Minimum number of train station stops

Question

I received this interview question and got stuck on it:

There are an infinite number of train stops starting from station number 0.

There are an infinite number of trains. The nth train stops at all of the k * 2^(n - 1) stops where k is between 0 and infinity.

When n = 1, the first train stops at stops 0, 1, 2, 3, 4, 5, 6, etc.

When n = 2, the second train stops at stops 0, 2, 4, 6, 8, etc.

When n = 3, the third train stops at stops 0, 4, 8, 12, etc.

Given a start station number and end station number, return the minimum number of stops between them. You can use any of the trains to get from one stop to another stop.

For example, the minimum number of stops between start = 1 and end = 4 is 3 because we can get from 1 to 2 to 4.

I'm thinking about a dynamic programming solution that would store in dp[start][end] the minimum number of steps between start and end. We'd build up the array using start...mid1, mid1...mid2, mid2...mid3, ..., midn...end. But I wasn't able to get it to work. How do you solve this?

Clarifications:

1. Trains can only move forward from a lower number stop to a higher number stop.
2. A train can start at any station where it makes a stop at.
3. Trains can be boarded in any order. The n = 1 train can be boarded before or after boarding the n = 3 train.
4. Trains can be boarded multiple times. For example, it is permitted to board the n = 1 train, next board the n = 2 train, and finally board the n = 1 train again.

Answer 1

I don't think you need dynamic programming at all for this problem. It can basically be expressed by binary calculations.

If you convert the number of a station to binary it tells you right away how to get there from station 0, e.g.,

station 6 = 110

tells you that you need to take the n=3 train and the n=2 train each for one station. So the popcount of the binary representation tells you how many steps you need.

The next step is to figure out how to get from one station to another. I´ll show this again by example. Say you want to get from station 7 to station 23.

station 7 = 00111

station 23 = 10111

The first thing you want to do is to get to an intermediate stop. This stop is specified by

(highest bits that are equal in start and end station) + (first different bit) + (filled up with zeros)
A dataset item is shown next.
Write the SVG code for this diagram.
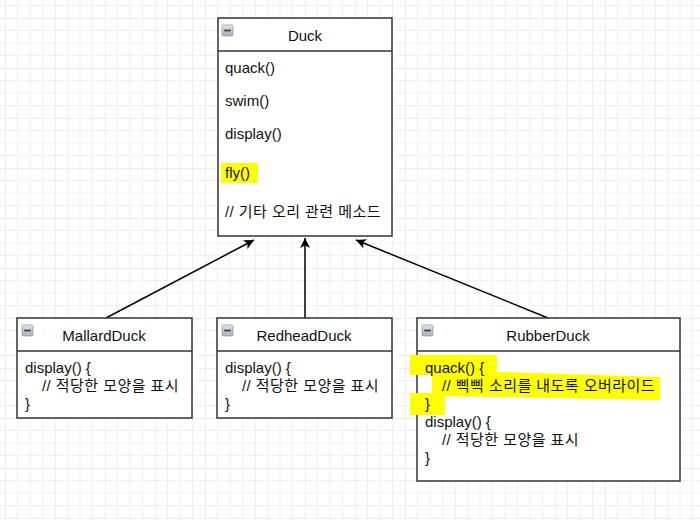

In our example the intermediate stop is 16 (10000). The steps you need to make can be calculated by the difference of that number and the start station (7 = 00111). In our example this yields

10000 - 00111 = 1001

Now you know, that you need 2 stops (n=1 train and n=4) to get from 7 to 16. The remaining task is to get from 16 to 23, again this can be solved by the corresponding difference

10111 - 10000 = 00111

So, you need another 3 stops to go from 16 to 23 (n= 3, n= 2, n= 1). This gives you 5 stops in total, just using two binary differences and the popcount. The resulting path can be extracted from the bit representations 7 -> 8 -> 16 -> 20 -> 22 -> 23

Edit:

For further clarification of the intermediate stop let's assume we want to go from

station 5 = 101 to

station 7 = 111

the intermediate stop in this case will be 110, because

highest bits that are equal in start and end station = 1

first different bit = 1

filled up with zeros = 0

we need one step to go there (110 - 101 = 001) and one more to go from there to the end station (111 - 110 = 001).

About the intermediate stop

The concept of the intermediate stop is a bit clunky but I could not find a more elegant way in order to get the bit operations to work. The intermediate stop is the stop in between start and end where the highest level bit switches (that's why it is constructed the way it is). In this respect it is the stop at which the fastest train (between start and end) operates (actually all trains that you are able to catch stop there).

By subtracting the intermediate stop (bit representation) from the end station (bit representation) you reduce the problem to the simple case starting from station 0 (cf. first example of my answer).

By subtracting the start station from the intermediate stop you also reduce the problem to the simple case, but assume that you go from the intermediate stop to the start station which is equivalent to the other way round.

Answer 2

First, ask if you can go backward. It sounds like you can't, but as presented here (which may not reflect the question as you received it), the problem never gives an explicit direction for any of these trains. (I see you've now edited your question to say you can't go backward.)

Assuming you can't go backward, the strategy is simple: always take the highest-numbered available train that doesn't overshoot your destination.

Suppose you're at stop s, and the highest-numbered train that stops at your current location and doesn't overshoot is train k. Traveling once on train k will take you to stop s + 2^(k-1). There is no faster way to get to that stop, and no way to skip that stop - no lower-numbered trains skip any of train k's stops, and no higher-numbered trains stop between train k's stops, so you can't get on a higher-numbered train before you get there. Thus, train k is your best immediate move.

With this strategy in mind, most of the remaining optimization is a matter of efficient bit twiddling tricks to compute the number of stops without explicitly figuring out every stop on the route.